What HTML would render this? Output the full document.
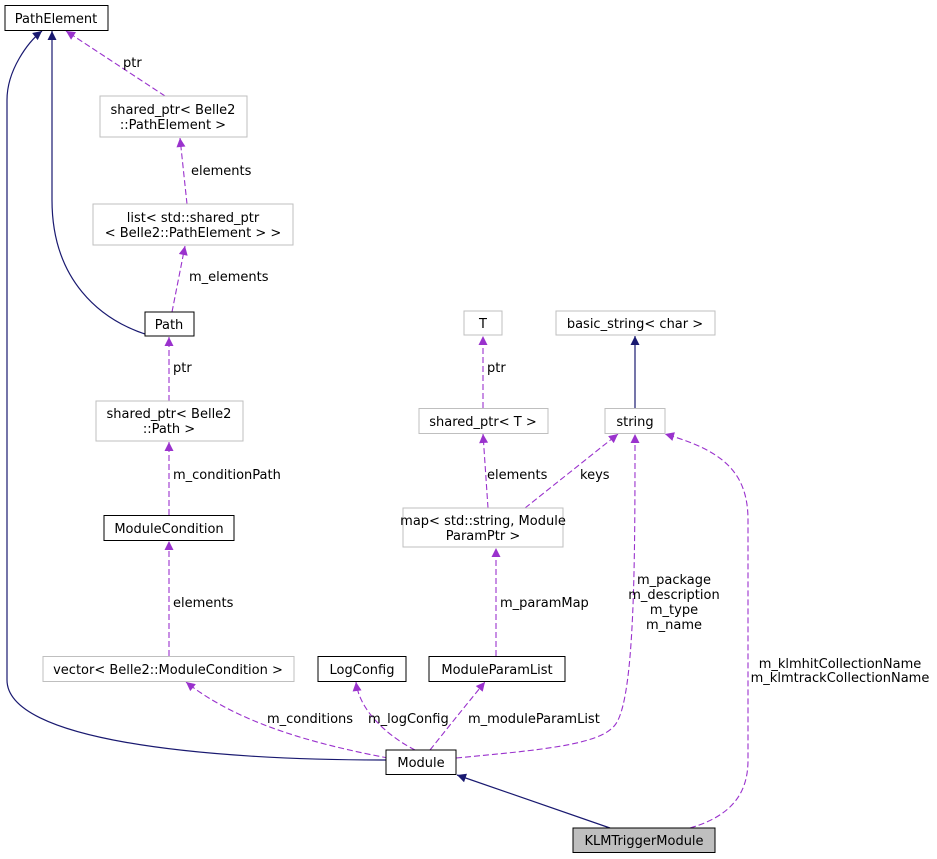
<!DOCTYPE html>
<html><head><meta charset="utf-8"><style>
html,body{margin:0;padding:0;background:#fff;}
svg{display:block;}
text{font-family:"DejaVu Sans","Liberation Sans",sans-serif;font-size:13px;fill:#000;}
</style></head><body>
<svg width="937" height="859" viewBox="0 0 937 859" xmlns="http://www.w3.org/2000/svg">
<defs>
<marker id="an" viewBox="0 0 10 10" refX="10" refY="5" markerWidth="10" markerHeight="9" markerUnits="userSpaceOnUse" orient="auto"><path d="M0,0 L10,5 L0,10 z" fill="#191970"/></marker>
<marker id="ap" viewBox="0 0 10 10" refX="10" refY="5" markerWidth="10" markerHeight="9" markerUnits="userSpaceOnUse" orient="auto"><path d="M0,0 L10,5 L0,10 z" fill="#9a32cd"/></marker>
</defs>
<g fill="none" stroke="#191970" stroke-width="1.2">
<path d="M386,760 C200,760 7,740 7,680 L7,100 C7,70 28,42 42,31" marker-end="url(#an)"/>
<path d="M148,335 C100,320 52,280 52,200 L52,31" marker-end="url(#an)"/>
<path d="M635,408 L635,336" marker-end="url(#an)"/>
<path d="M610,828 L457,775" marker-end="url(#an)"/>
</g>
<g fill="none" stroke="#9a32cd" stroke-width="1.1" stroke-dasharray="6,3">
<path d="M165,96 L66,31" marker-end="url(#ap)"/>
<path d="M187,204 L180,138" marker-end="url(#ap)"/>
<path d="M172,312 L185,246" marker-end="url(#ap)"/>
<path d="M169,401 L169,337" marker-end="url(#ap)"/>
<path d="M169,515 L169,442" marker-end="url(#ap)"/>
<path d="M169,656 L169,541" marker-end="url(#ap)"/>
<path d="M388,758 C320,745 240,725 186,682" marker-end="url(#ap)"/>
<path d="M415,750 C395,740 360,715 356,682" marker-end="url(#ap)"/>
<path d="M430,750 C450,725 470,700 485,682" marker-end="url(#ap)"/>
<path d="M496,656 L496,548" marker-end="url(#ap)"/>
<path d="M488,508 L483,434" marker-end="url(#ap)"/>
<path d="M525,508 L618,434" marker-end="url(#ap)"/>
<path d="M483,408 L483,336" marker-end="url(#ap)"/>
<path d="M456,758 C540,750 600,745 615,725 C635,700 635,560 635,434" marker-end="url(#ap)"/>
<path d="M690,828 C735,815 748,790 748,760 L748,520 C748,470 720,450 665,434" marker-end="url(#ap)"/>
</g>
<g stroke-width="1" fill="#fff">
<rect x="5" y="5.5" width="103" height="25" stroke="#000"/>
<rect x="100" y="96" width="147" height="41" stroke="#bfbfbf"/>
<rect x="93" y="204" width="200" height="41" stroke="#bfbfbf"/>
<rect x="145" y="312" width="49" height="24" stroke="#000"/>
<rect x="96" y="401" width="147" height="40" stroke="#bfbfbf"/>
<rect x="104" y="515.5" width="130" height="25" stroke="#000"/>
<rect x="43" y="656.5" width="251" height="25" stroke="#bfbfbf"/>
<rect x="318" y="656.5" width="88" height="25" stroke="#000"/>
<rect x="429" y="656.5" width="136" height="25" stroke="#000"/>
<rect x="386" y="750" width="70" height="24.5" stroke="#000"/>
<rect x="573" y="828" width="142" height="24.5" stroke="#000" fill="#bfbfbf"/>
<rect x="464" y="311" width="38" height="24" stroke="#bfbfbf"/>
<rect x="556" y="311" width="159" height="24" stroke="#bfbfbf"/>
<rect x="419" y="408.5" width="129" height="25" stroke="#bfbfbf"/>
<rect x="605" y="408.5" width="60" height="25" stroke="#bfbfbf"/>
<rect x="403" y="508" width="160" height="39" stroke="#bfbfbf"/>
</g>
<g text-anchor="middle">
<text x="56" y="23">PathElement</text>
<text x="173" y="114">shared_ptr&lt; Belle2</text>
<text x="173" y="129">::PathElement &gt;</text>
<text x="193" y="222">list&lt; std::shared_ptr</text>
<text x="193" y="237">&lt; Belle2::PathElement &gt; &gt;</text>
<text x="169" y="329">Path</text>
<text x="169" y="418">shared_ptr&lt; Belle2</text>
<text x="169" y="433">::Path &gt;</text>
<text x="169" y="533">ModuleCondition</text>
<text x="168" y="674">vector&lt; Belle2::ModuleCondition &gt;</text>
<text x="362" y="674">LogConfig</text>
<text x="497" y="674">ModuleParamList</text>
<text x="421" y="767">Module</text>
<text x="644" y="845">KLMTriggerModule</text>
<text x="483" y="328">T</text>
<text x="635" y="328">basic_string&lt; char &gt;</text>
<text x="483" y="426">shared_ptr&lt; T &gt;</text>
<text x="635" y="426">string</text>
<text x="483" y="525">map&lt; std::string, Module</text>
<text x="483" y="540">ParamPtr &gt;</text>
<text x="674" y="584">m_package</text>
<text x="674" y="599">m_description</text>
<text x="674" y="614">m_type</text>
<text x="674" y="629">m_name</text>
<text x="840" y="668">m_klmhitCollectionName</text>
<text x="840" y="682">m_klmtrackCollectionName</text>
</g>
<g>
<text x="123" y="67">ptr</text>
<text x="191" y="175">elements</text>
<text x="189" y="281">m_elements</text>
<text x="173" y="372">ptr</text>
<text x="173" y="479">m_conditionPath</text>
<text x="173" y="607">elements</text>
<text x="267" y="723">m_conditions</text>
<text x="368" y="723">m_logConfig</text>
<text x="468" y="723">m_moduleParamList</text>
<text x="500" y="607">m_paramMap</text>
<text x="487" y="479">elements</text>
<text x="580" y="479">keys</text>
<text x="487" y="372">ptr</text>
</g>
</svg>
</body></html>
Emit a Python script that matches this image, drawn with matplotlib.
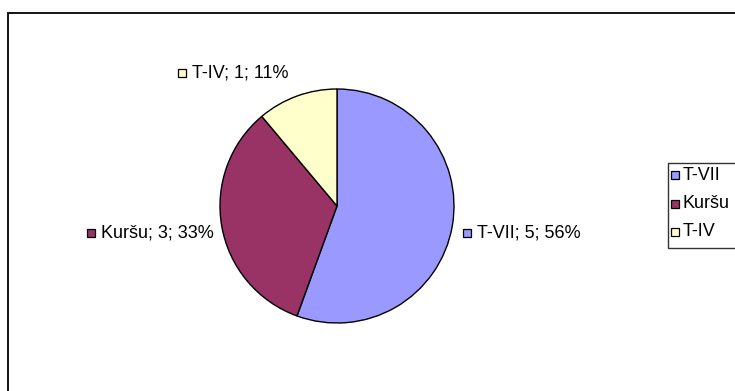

-*-*-

Reproduce the entries above without change, omitting all pictures.

What HTML would render this? Output the full document.
<!DOCTYPE html>
<html><head><meta charset="utf-8"><style>
html,body{margin:0;padding:0;background:#fff;}
svg{display:block;}
text{font-family:"DejaVu Sans","Liberation Sans",sans-serif;font-size:13px;fill:#000;}
</style></head><body>
<svg width="937" height="859" viewBox="0 0 937 859" xmlns="http://www.w3.org/2000/svg">
<defs>
<marker id="an" viewBox="0 0 10 10" refX="10" refY="5" markerWidth="10" markerHeight="9" markerUnits="userSpaceOnUse" orient="auto"><path d="M0,0 L10,5 L0,10 z" fill="#191970"/></marker>
<marker id="ap" viewBox="0 0 10 10" refX="10" refY="5" markerWidth="10" markerHeight="9" markerUnits="userSpaceOnUse" orient="auto"><path d="M0,0 L10,5 L0,10 z" fill="#9a32cd"/></marker>
</defs>
<g fill="none" stroke="#191970" stroke-width="1.2">
<path d="M386,760 C200,760 7,740 7,680 L7,100 C7,70 28,42 42,31" marker-end="url(#an)"/>
<path d="M148,335 C100,320 52,280 52,200 L52,31" marker-end="url(#an)"/>
<path d="M635,408 L635,336" marker-end="url(#an)"/>
<path d="M610,828 L457,775" marker-end="url(#an)"/>
</g>
<g fill="none" stroke="#9a32cd" stroke-width="1.1" stroke-dasharray="6,3">
<path d="M165,96 L66,31" marker-end="url(#ap)"/>
<path d="M187,204 L180,138" marker-end="url(#ap)"/>
<path d="M172,312 L185,246" marker-end="url(#ap)"/>
<path d="M169,401 L169,337" marker-end="url(#ap)"/>
<path d="M169,515 L169,442" marker-end="url(#ap)"/>
<path d="M169,656 L169,541" marker-end="url(#ap)"/>
<path d="M388,758 C320,745 240,725 186,682" marker-end="url(#ap)"/>
<path d="M415,750 C395,740 360,715 356,682" marker-end="url(#ap)"/>
<path d="M430,750 C450,725 470,700 485,682" marker-end="url(#ap)"/>
<path d="M496,656 L496,548" marker-end="url(#ap)"/>
<path d="M488,508 L483,434" marker-end="url(#ap)"/>
<path d="M525,508 L618,434" marker-end="url(#ap)"/>
<path d="M483,408 L483,336" marker-end="url(#ap)"/>
<path d="M456,758 C540,750 600,745 615,725 C635,700 635,560 635,434" marker-end="url(#ap)"/>
<path d="M690,828 C735,815 748,790 748,760 L748,520 C748,470 720,450 665,434" marker-end="url(#ap)"/>
</g>
<g stroke-width="1" fill="#fff">
<rect x="5" y="5.5" width="103" height="25" stroke="#000"/>
<rect x="100" y="96" width="147" height="41" stroke="#bfbfbf"/>
<rect x="93" y="204" width="200" height="41" stroke="#bfbfbf"/>
<rect x="145" y="312" width="49" height="24" stroke="#000"/>
<rect x="96" y="401" width="147" height="40" stroke="#bfbfbf"/>
<rect x="104" y="515.5" width="130" height="25" stroke="#000"/>
<rect x="43" y="656.5" width="251" height="25" stroke="#bfbfbf"/>
<rect x="318" y="656.5" width="88" height="25" stroke="#000"/>
<rect x="429" y="656.5" width="136" height="25" stroke="#000"/>
<rect x="386" y="750" width="70" height="24.5" stroke="#000"/>
<rect x="573" y="828" width="142" height="24.5" stroke="#000" fill="#bfbfbf"/>
<rect x="464" y="311" width="38" height="24" stroke="#bfbfbf"/>
<rect x="556" y="311" width="159" height="24" stroke="#bfbfbf"/>
<rect x="419" y="408.5" width="129" height="25" stroke="#bfbfbf"/>
<rect x="605" y="408.5" width="60" height="25" stroke="#bfbfbf"/>
<rect x="403" y="508" width="160" height="39" stroke="#bfbfbf"/>
</g>
<g text-anchor="middle">
<text x="56" y="23">PathElement</text>
<text x="173" y="114">shared_ptr&lt; Belle2</text>
<text x="173" y="129">::PathElement &gt;</text>
<text x="193" y="222">list&lt; std::shared_ptr</text>
<text x="193" y="237">&lt; Belle2::PathElement &gt; &gt;</text>
<text x="169" y="329">Path</text>
<text x="169" y="418">shared_ptr&lt; Belle2</text>
<text x="169" y="433">::Path &gt;</text>
<text x="169" y="533">ModuleCondition</text>
<text x="168" y="674">vector&lt; Belle2::ModuleCondition &gt;</text>
<text x="362" y="674">LogConfig</text>
<text x="497" y="674">ModuleParamList</text>
<text x="421" y="767">Module</text>
<text x="644" y="845">KLMTriggerModule</text>
<text x="483" y="328">T</text>
<text x="635" y="328">basic_string&lt; char &gt;</text>
<text x="483" y="426">shared_ptr&lt; T &gt;</text>
<text x="635" y="426">string</text>
<text x="483" y="525">map&lt; std::string, Module</text>
<text x="483" y="540">ParamPtr &gt;</text>
<text x="674" y="584">m_package</text>
<text x="674" y="599">m_description</text>
<text x="674" y="614">m_type</text>
<text x="674" y="629">m_name</text>
<text x="840" y="668">m_klmhitCollectionName</text>
<text x="840" y="682">m_klmtrackCollectionName</text>
</g>
<g>
<text x="123" y="67">ptr</text>
<text x="191" y="175">elements</text>
<text x="189" y="281">m_elements</text>
<text x="173" y="372">ptr</text>
<text x="173" y="479">m_conditionPath</text>
<text x="173" y="607">elements</text>
<text x="267" y="723">m_conditions</text>
<text x="368" y="723">m_logConfig</text>
<text x="468" y="723">m_moduleParamList</text>
<text x="500" y="607">m_paramMap</text>
<text x="487" y="479">elements</text>
<text x="580" y="479">keys</text>
<text x="487" y="372">ptr</text>
</g>
</svg>
</body></html>
Emit a Python script that matches this image, drawn with matplotlib.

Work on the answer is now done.